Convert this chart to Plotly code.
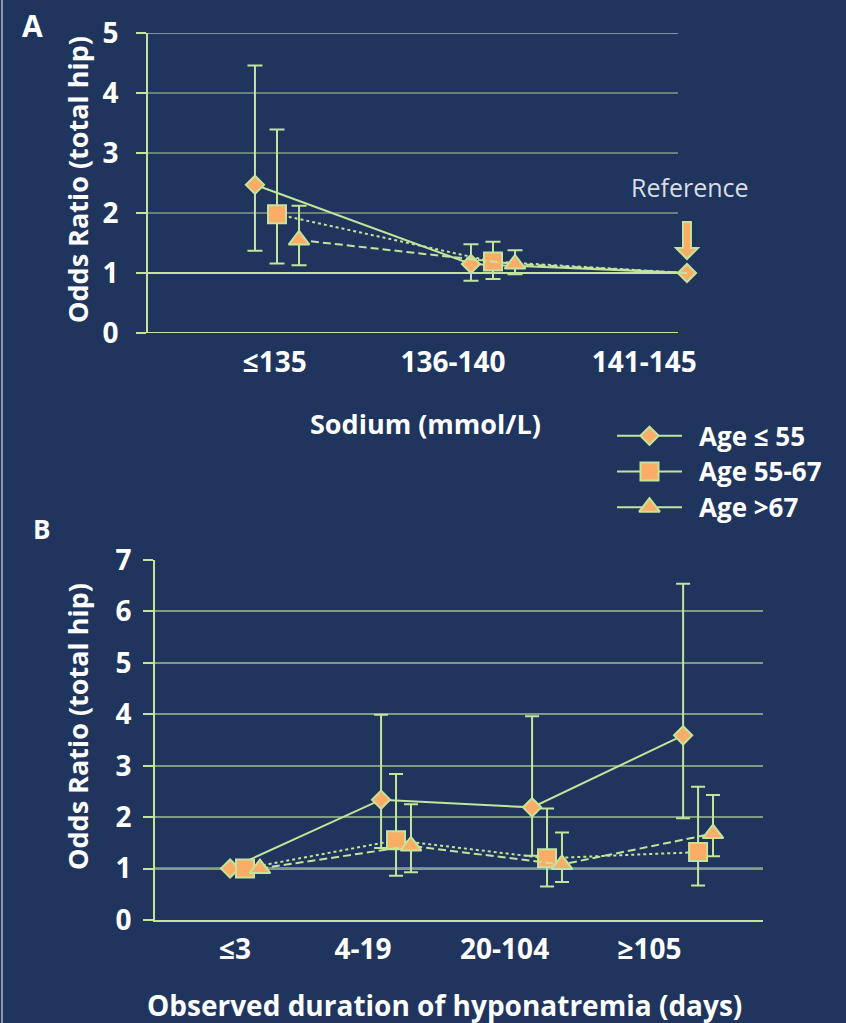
import plotly.graph_objects as go

# ---------------- data ----------------
SERIES = ["Age ≤ 55", "Age 55-67", "Age >67"]

# Panel A: odds ratio by serum sodium (141-145 is the reference group)
SODIUM_CATS = ["≤135", "136-140", "141-145"]
sodium_or_le55 = [2.47, 1.15, 1.00]
sodium_lo_le55 = [1.37, 0.87, None]
sodium_hi_le55 = [4.46, 1.48, None]
sodium_or_55_67 = [1.98, 1.19, 1.00]
sodium_lo_55_67 = [1.16, 0.90, None]
sodium_hi_55_67 = [3.39, 1.52, None]
sodium_or_gt67 = [1.55, 1.15, 1.00]
sodium_lo_gt67 = [1.13, 0.98, None]
sodium_hi_gt67 = [2.12, 1.38, None]
SODIUM_YTICKS = [0, 1, 2, 3, 4, 5]

# Panel B: odds ratio by observed duration of hyponatremia (≤3 days is the reference)
DURATION_CATS = ["≤3", "4-19", "20-104", "≥105"]
dur_or_le55 = [1.00, 2.34, 2.19, 3.59]
dur_lo_le55 = [None, 1.40, 1.25, 1.98]
dur_hi_le55 = [None, 3.99, 3.96, 6.54]
dur_or_55_67 = [1.00, 1.55, 1.20, 1.32]
dur_lo_55_67 = [None, 0.86, 0.65, 0.67]
dur_hi_55_67 = [None, 2.84, 2.17, 2.59]
dur_or_gt67 = [1.00, 1.44, 1.08, 1.68]
dur_lo_gt67 = [None, 0.93, 0.74, 1.24]
dur_hi_gt67 = [None, 2.25, 1.70, 2.43]
DURATION_YTICKS = [0, 1, 2, 3, 4, 5, 6, 7]

# ---------------- style ----------------
W, H = 846, 1023
BG = "#1F355D"
GREEN = "#C4E49B"
GRID = "#7F9C83"
GREY_LINE = "#A9B1BF"
ORANGE = "#FBAD68"
WHITE = "#FFFFFF"
FONT = "Open Sans"

SYMBOLS = ["diamond", "square", "triangle-up"]
SIZES = [14, 18, 18]
DASHES = ["solid", "dot", "8px,4px"]


def px(xp):
    return xp / W


def py(yp):
    return 1 - yp / H


def err_parts(vals, lo, hi):
    plus = [None if h is None else round(h - v, 3) for v, h in zip(vals, hi)]
    minus = [None if l is None else round(v - l, 3) for v, l in zip(vals, lo)]
    return plus, minus


def add_panel(fig, xs_list, sets, sizes_list, xa, ya, cap):
    """Error bars first (underneath), then the connecting lines with markers."""
    for s, (vals, lo, hi) in enumerate(sets):
        plus, minus = err_parts(vals, lo, hi)
        fig.add_trace(go.Scatter(
            x=xs_list[s], y=vals, mode="markers", xaxis=xa, yaxis=ya,
            showlegend=False, hoverinfo="skip", cliponaxis=False,
            marker=dict(size=1, opacity=0),
            error_y=dict(type="data", symmetric=False, array=plus, arrayminus=minus,
                         color=GREEN, thickness=2, width=cap),
        ))
    for s, (vals, lo, hi) in enumerate(sets):
        fig.add_trace(go.Scatter(
            x=xs_list[s], y=vals, mode="lines+markers", xaxis=xa, yaxis=ya,
            name=SERIES[s], showlegend=False, cliponaxis=False,
            line=dict(color=GREEN, width=2, dash=DASHES[s]),
            marker=dict(symbol=SYMBOLS[s], size=sizes_list[s], color=ORANGE,
                        opacity=1, line=dict(color=GREEN, width=2)),
        ))


fig = go.Figure()

# ---- panel A ----
# plot frame (gridlines) spans pixels 148..678; the axis range runs a little
# further right so the reference point sits just past the frame edge
A_LEFT, A_RIGHT, A_UNIT, A_CAT0 = 148, 730, 216.0, 277
A_RANGE = [(A_LEFT - A_CAT0) / A_UNIT, (A_RIGHT - A_CAT0) / A_UNIT]
A_FRAME_END = (678 - A_LEFT) / (A_RIGHT - A_LEFT)
A_OFFSETS = [-0.102, 0.0, 0.102]
A_REF = 2  # reference category: single shared point
a_sets = [
    (sodium_or_le55, sodium_lo_le55, sodium_hi_le55),
    (sodium_or_55_67, sodium_lo_55_67, sodium_hi_55_67),
    (sodium_or_gt67, sodium_lo_gt67, sodium_hi_gt67),
]
a_xs, a_sizes = [], []
for s in range(len(SERIES)):
    xs, sizes = [], []
    for i in range(len(SODIUM_CATS)):
        if i == A_REF:
            xs.append(i + A_OFFSETS[0])
            sizes.append(SIZES[s] if s == 0 else 0)
        else:
            xs.append(i + A_OFFSETS[s])
            sizes.append(SIZES[s])
    a_xs.append(xs)
    a_sizes.append(sizes)
add_panel(fig, a_xs, a_sets, a_sizes, "x", "y", 7.5)

# ---- panel B ----
B_OFFSETS = [-0.099, 0.0, 0.099]
b_sets = [
    (dur_or_le55, dur_lo_le55, dur_hi_le55),
    (dur_or_55_67, dur_lo_55_67, dur_hi_55_67),
    (dur_or_gt67, dur_lo_gt67, dur_hi_gt67),
]
b_xs = [[i + B_OFFSETS[s] for i in range(len(DURATION_CATS))] for s in range(len(SERIES))]
add_panel(fig, b_xs, b_sets, SIZES, "x2", "y2", 7)

# ---- hand-drawn legend (solid line + marker per series) ----
for s, name in enumerate(SERIES):
    fig.add_trace(go.Scatter(
        x=[0, 1], y=[s, s], mode="lines", xaxis="x3", yaxis="y3",
        showlegend=False, hoverinfo="skip", cliponaxis=False,
        line=dict(color=GREEN, width=2),
    ))
    fig.add_trace(go.Scatter(
        x=[0.5], y=[s], mode="markers", xaxis="x3", yaxis="y3",
        showlegend=False, hoverinfo="skip", cliponaxis=False,
        marker=dict(symbol=SYMBOLS[s], size=SIZES[s], color=ORANGE,
                    line=dict(color=GREEN, width=2)),
    ))

tick_font = dict(family=FONT, size=28, color=WHITE, weight=700)

# tick label centres (category units) for each panel
A_LABEL_POS = [-0.01, 0.815, 1.70]
B_LABEL_POS = [-0.066, 0.781, 1.719, 2.679]

fig.update_layout(
    width=W, height=H,
    margin=dict(l=0, r=0, t=0, b=0, autoexpand=False),
    paper_bgcolor=BG, plot_bgcolor=BG,
    showlegend=False,
    xaxis=dict(domain=[px(A_LEFT), px(A_RIGHT)], range=A_RANGE, anchor="y",
               automargin=False, showgrid=False, zeroline=False, showline=False,
               ticks="", tickvals=A_LABEL_POS, ticktext=SODIUM_CATS,
               tickfont=tick_font, ticklabelstandoff=10),
    yaxis=dict(domain=[py(333), py(33)], range=[0, 5], anchor="x",
               automargin=False, tickvals=SODIUM_YTICKS,
               showgrid=False, zeroline=False,
               showline=True, linecolor=GREEN, linewidth=2,
               ticks="outside", ticklen=10, tickcolor=GREEN, tickwidth=1.5,
               tickfont=tick_font, ticklabelstandoff=12),
    xaxis2=dict(domain=[px(155), px(763)], range=[-0.596, 3.430], anchor="y2",
                automargin=False, showgrid=False, zeroline=False, showline=True,
                linecolor=GREEN, linewidth=2, ticks="",
                tickvals=B_LABEL_POS, ticktext=DURATION_CATS,
                tickfont=tick_font, ticklabelstandoff=3),
    yaxis2=dict(domain=[py(920), py(560)], range=[0, 7], anchor="x2",
                automargin=False, tickvals=DURATION_YTICKS,
                showgrid=True, gridcolor=GRID, gridwidth=1.5, zeroline=False,
                showline=True, linecolor=GREEN, linewidth=2,
                ticks="outside", ticklen=10, tickcolor=GREEN, tickwidth=1.5,
                tickfont=tick_font, ticklabelstandoff=6),
    xaxis3=dict(domain=[px(617), px(682)], range=[0, 1], anchor="y3",
                visible=False, automargin=False),
    yaxis3=dict(domain=[py(525), py(418)], range=[2.5, -0.5], anchor="x3",
                visible=False, automargin=False),
)

shapes = []
# panel A gridlines limited to the frame width
for v in SODIUM_YTICKS:
    if v <= 1:
        color = GREEN
    elif v == SODIUM_YTICKS[-1]:
        color = GREY_LINE
    else:
        color = GRID
    shapes.append(dict(type="line", xref="x domain", yref="y", x0=0, x1=A_FRAME_END,
                       y0=v, y1=v, line=dict(color=color, width=2 if v <= 1 else 1.5),
                       layer="below"))
# bright reference line at OR = 1 in panel B
shapes.append(dict(type="line", xref="x2 domain", yref="y2", x0=0, x1=1, y0=1, y1=1,
                   line=dict(color=GREEN, width=2), layer="below"))
# left frame edge
shapes.append(dict(type="line", xref="paper", yref="paper", x0=px(2), x1=px(2), y0=0, y1=1,
                   line=dict(color="#8E97A8", width=2)))

# down arrow above the reference group point (offsets in pixels)
ax = A_REF + A_OFFSETS[0]
ay = sodium_or_le55[A_REF]
ux, uy = 1 / A_UNIT, 5 / 300.0
arrow_px = [(-4, 51), (4, 51), (4, 25), (11, 25), (0, 14), (-11, 25), (-4, 25)]
path = "M " + " L ".join(f"{ax + dx * ux:.4f} {ay + dy * uy:.4f}" for dx, dy in arrow_px) + " Z"
shapes.append(dict(type="path", xref="x", yref="y", path=path,
                   fillcolor=ORANGE, line=dict(color=GREEN, width=2)))

title_font = dict(family=FONT, size=27, color=WHITE, weight=700)
annotations = [
    dict(text="A", x=px(32), y=py(26), font=dict(family=FONT, size=30, color=WHITE, weight=700)),
    dict(text="B", x=px(41), y=py(529), font=dict(family=FONT, size=26, color=WHITE, weight=700)),
    dict(text="Odds Ratio (total hip)", x=px(77), y=py(180), textangle=-90, font=title_font),
    dict(text="Odds Ratio (total hip)", x=px(77), y=py(727), textangle=-90, font=title_font),
    dict(text="Sodium (mmol/L)", x=px(426), y=py(423), font=title_font),
    dict(text="Observed duration of hyponatremia (days)", x=px(444), y=py(1005),
         font=dict(family=FONT, size=28, color=WHITE, weight=700)),
    dict(text="Reference", x=px(690), y=py(187),
         font=dict(family=FONT, size=25, color="#D9DDE5", weight=400)),
]
for s, name in enumerate(SERIES):
    annotations.append(dict(text=name, x=px(697), y=py([436, 471, 507][s]),
                            xanchor="left",
                            font=dict(family=FONT, size=26, color=WHITE, weight=700)))
for a in annotations:
    a.setdefault("xref", "paper")
    a.setdefault("yref", "paper")
    a.setdefault("showarrow", False)
    a.setdefault("xanchor", "center")
    a.setdefault("yanchor", "middle")

fig.update_layout(shapes=shapes, annotations=annotations)

fig.write_html("out.html")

----------

» **Exercise task**: Only lines belong in the copy: transcribe those from the start of the data through the line that contains "SODIUM_YTICKS = [0, 1, 2, 3, 4, 5]", and skip the pictures.

» **Solved problem**:
Convert this chart to Plotly code.
import plotly.graph_objects as go

# ---------------- data ----------------
SERIES = ["Age ≤ 55", "Age 55-67", "Age >67"]

# Panel A: odds ratio by serum sodium (141-145 is the reference group)
SODIUM_CATS = ["≤135", "136-140", "141-145"]
sodium_or_le55 = [2.47, 1.15, 1.00]
sodium_lo_le55 = [1.37, 0.87, None]
sodium_hi_le55 = [4.46, 1.48, None]
sodium_or_55_67 = [1.98, 1.19, 1.00]
sodium_lo_55_67 = [1.16, 0.90, None]
sodium_hi_55_67 = [3.39, 1.52, None]
sodium_or_gt67 = [1.55, 1.15, 1.00]
sodium_lo_gt67 = [1.13, 0.98, None]
sodium_hi_gt67 = [2.12, 1.38, None]
SODIUM_YTICKS = [0, 1, 2, 3, 4, 5]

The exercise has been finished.